As for things that did go wrong: Some of our beta users got the idea that if something wasn't working with the system as a whole, it could be due to our software not running, probably because we had some cases when the machine would get restarted and we didn't have the application's exe auto launched, but if they started it again when it was already running they would then have two instances of the service running and this would cause the websocket to continuously get disconnected since the server would force disconnect any old websocket connections authenticated with the same credentials as a new connection. We fixed this by using the single-instance library to prevent starting up more than one instance.

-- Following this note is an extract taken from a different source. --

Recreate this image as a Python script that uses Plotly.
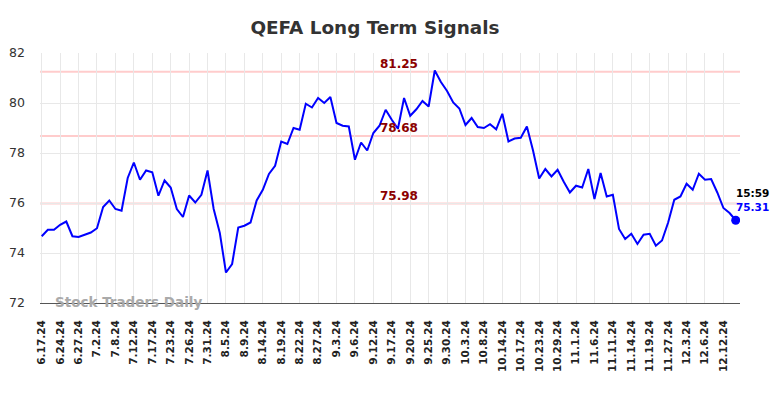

Another issue we had was with the XML-RPC date format. The service we were talking to would format it's dates with whatever format the windows system was setup to do. So D/M/Y for EU date formats and M/D/Y for US. Luckily the US format was the most common used in production and it would include the AM/PM for the time which let us distinguish it from the EU format that was used in the testing VMs, so we simply left it to try those two and fail otherwise. I suspect there are some windows APIs we could use to either get the system locale or even to parse the date string, but that is a rabbit hole that wasn't worth going down since we didn't need to be so generic (and one that might have been easier to go down had we been using C# rather than Rust).
We also had an issue one time when a newer version of one of the internal services was used that was sending us an event that we didn't expect and we were turning unexpected events into errors which were stopping the service from starting. Once we changed the logic to simply ignore unexpected events this wasn't a problem any more.
As you can see these issues were not specifically Rust only issues, we would have hit these with any other language as well.
So, all in all, our experience building and deploying a Rust built service into production was smooth and painless. When thinking back to things that we would do differently, choosing Rust is not something that we would change!